Judge upholds previous decision that defendants' use of a seven-second clip of Ed Sullivan’s introduction of the Four Seasons didn't infringe copyright
The producers of "Jersey Boys" have prevailed in a lawsuit alleging that the use of a seven-second clip from "The Ed Sullivan Show" was copyright infringement.
On Monday, an appellate court in California upheld a lower court's decision to award $155,000 in attorney fees to defendants Dodger Productions and Dodgers Theatricals, Ltd.
In the hit Broadway production that dramatizes the rise and eventual breakup of '60s rock 'n' roll band The Four Seasons, the quick clip of Ed Sullivan introducing the foursome is used as a transition to a live rendition of the song they performed on the late-night show. Afterward, the actor portraying Four Seasons member Bob Gaudio reflects on the band's career in comparison to the Beatles.
SOFA Entertainment, Inc., who filed the appeal in February, claimed the defendant could not justify its unlicensed use of the clip as “fair use," but Judge Stephen S. Trott ruled the company "is mistaken."
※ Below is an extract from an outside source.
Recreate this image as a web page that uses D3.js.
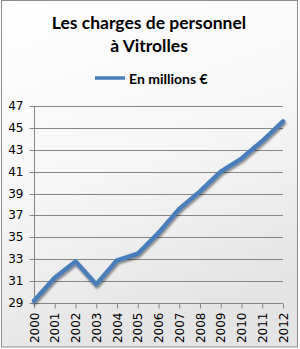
<!DOCTYPE html>
<html>
<head>
<meta charset="utf-8">
<script src="https://cdn.jsdelivr.net/npm/d3@7"></script>
<style>
  html, body { margin: 0; padding: 0; background: #fff; }
  #chart { width: 300px; height: 349px; }
</style>
</head>
<body>
<div id="chart"></div>
<script>
// Données
const titre = ["Les charges de personnel", "à Vitrolles"];
const serieNom = "En millions €";
const annees = ["2000", "2001", "2002", "2003", "2004", "2005", "2006", "2007", "2008", "2009", "2010", "2011", "2012"];
const valeurs = [29.2, 31.3, 32.8, 30.7, 32.9, 33.5, 35.4, 37.6, 39.2, 41.0, 42.2, 43.8, 45.6];
const ticksY = [29, 31, 33, 35, 37, 39, 41, 43, 45, 47];

document.addEventListener('DOMContentLoaded', () => {
    dessinerGraphique();
});

function dessinerGraphique() {
    const width = 300;
    const height = 349;
    const plot = { left: 34, right: 283, top: 106, bottom: 303 };

    const svg = d3.select("#chart")
        .append("svg")
        .attr("width", width)
        .attr("height", height);

    const defs = svg.append("defs");

    // fond dégradé
    const grad = defs.append("linearGradient")
        .attr("id", "fond")
        .attr("x1", "0").attr("y1", "0")
        .attr("x2", "0.3").attr("y2", "1");
    grad.append("stop").attr("offset", "0%").attr("stop-color", "#ffffff");
    grad.append("stop").attr("offset", "55%").attr("stop-color", "#f6f6f6");
    grad.append("stop").attr("offset", "100%").attr("stop-color", "#e4e4e4");

    // ombre de la courbe
    const ombre = defs.append("filter").attr("id", "ombre")
        .attr("x", "-10%").attr("y", "-10%").attr("width", "120%").attr("height", "130%");
    ombre.append("feGaussianBlur").attr("in", "SourceAlpha").attr("stdDeviation", 1.2);
    ombre.append("feOffset").attr("dx", 1).attr("dy", 2).attr("result", "b");
    ombre.append("feComponentTransfer").append("feFuncA").attr("type", "linear").attr("slope", 0.45);
    const merge = ombre.append("feMerge");
    merge.append("feMergeNode");
    merge.append("feMergeNode").attr("in", "SourceGraphic");

    svg.append("rect")
        .attr("x", 1.5).attr("y", 0.5)
        .attr("width", 296).attr("height", 346.5)
        .attr("fill", "url(#fond)")
        .attr("stroke", "#8c8c8c")
        .attr("stroke-width", 1);

    // Titre
    const t = svg.append("text")
        .attr("text-anchor", "middle")
        .attr("font-family", "Lato, 'Open Sans', sans-serif")
        .attr("font-weight", "bold")
        .attr("font-size", "17.5px")
        .attr("fill", "#000");
    t.append("tspan").attr("x", 149).attr("y", 29).text(titre[0]);
    t.append("tspan").attr("x", 149).attr("y", 51.5).text(titre[1]);

    // Légende
    svg.append("line")
        .attr("x1", 95).attr("x2", 125)
        .attr("y1", 78).attr("y2", 78)
        .attr("stroke", "#4a7ebb")
        .attr("stroke-width", 3.5);
    svg.append("text")
        .attr("x", 129).attr("y", 83.5)
        .attr("font-family", "Lato, 'Open Sans', sans-serif")
        .attr("font-weight", "bold")
        .attr("font-size", "14px")
        .attr("fill", "#000")
        .text(serieNom);

    // Échelles
    const x = d3.scalePoint()
        .domain(annees)
        .range([plot.left, plot.right]);

    const y = d3.scaleLinear()
        .domain([29, 47])
        .range([plot.bottom, plot.top]);

    // Grille horizontale
    svg.append("g")
        .selectAll("line")
        .data(ticksY.slice(1))
        .enter().append("line")
        .attr("x1", plot.left).attr("x2", plot.right)
        .attr("y1", d => Math.round(y(d)) + 0.5)
        .attr("y2", d => Math.round(y(d)) + 0.5)
        .attr("stroke", "#868686")
        .attr("stroke-width", 1);

    // Axe Y
    const axeY = svg.append("g")
        .attr("transform", `translate(${plot.left + 0.5},0)`)
        .call(d3.axisLeft(y).tickValues(ticksY).tickSize(5).tickPadding(6).tickFormat(d3.format("d")));
    axeY.select(".domain").attr("stroke", "#868686").attr("d", `M0,${plot.top}V${plot.bottom}`);
    axeY.selectAll(".tick line").attr("stroke", "#868686");
    axeY.selectAll(".tick").attr("transform", d => `translate(0,${Math.round(y(d)) + 0.5})`);
    axeY.selectAll("text")
        .attr("font-family", "'DejaVu Sans', sans-serif")
        .attr("font-size", "12px")
        .attr("fill", "#000");

    // Axe X
    const axeX = svg.append("g")
        .attr("transform", `translate(0,${Math.round(y(29)) + 0.5})`)
        .call(d3.axisBottom(x).tickSize(5).tickPadding(4));
    axeX.select(".domain").attr("stroke", "#868686").attr("d", `M${plot.left},0H${plot.right}`);
    axeX.selectAll(".tick line").attr("stroke", "#868686");
    axeX.selectAll("text")
        .attr("font-family", "'DejaVu Sans', sans-serif")
        .attr("font-size", "12px")
        .attr("fill", "#000")
        .attr("transform", "rotate(-90)")
        .attr("text-anchor", "end")
        .attr("x", -9)
        .attr("y", 0)
        .attr("dy", "0.35em");

    // Courbe
    const ligne = d3.line()
        .x((d, i) => x(annees[i]))
        .y(d => y(d));

    svg.append("path")
        .datum(valeurs)
        .attr("d", ligne)
        .attr("fill", "none")
        .attr("stroke", "#4a7ebb")
        .attr("stroke-width", 4.5)
        .attr("stroke-linejoin", "round")
        .attr("stroke-linecap", "round")
        .attr("filter", "url(#ombre)");
}
</script>
</body>
</html>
"By using the clip for its biographical significance, Dodger has imbued it with new meaning and did so without usurping whatever demand there is for the original clip," Trott wrote. "Dodger is entitled to prevail on its fair use defense as a matter of law."
And since SOFA previously tried and failed to prove copyright infringement of another property, Judge Trott believes the company should be known better.
"In light of the education SOFA received as the plaintiff in Elvis Presley Enterprises, SOFA should have known from the outset that its chances of success in this case were slim to none," Trott concluded. "Therefore, we conclude that the district court’s award of attorney fees to Dodger was justified."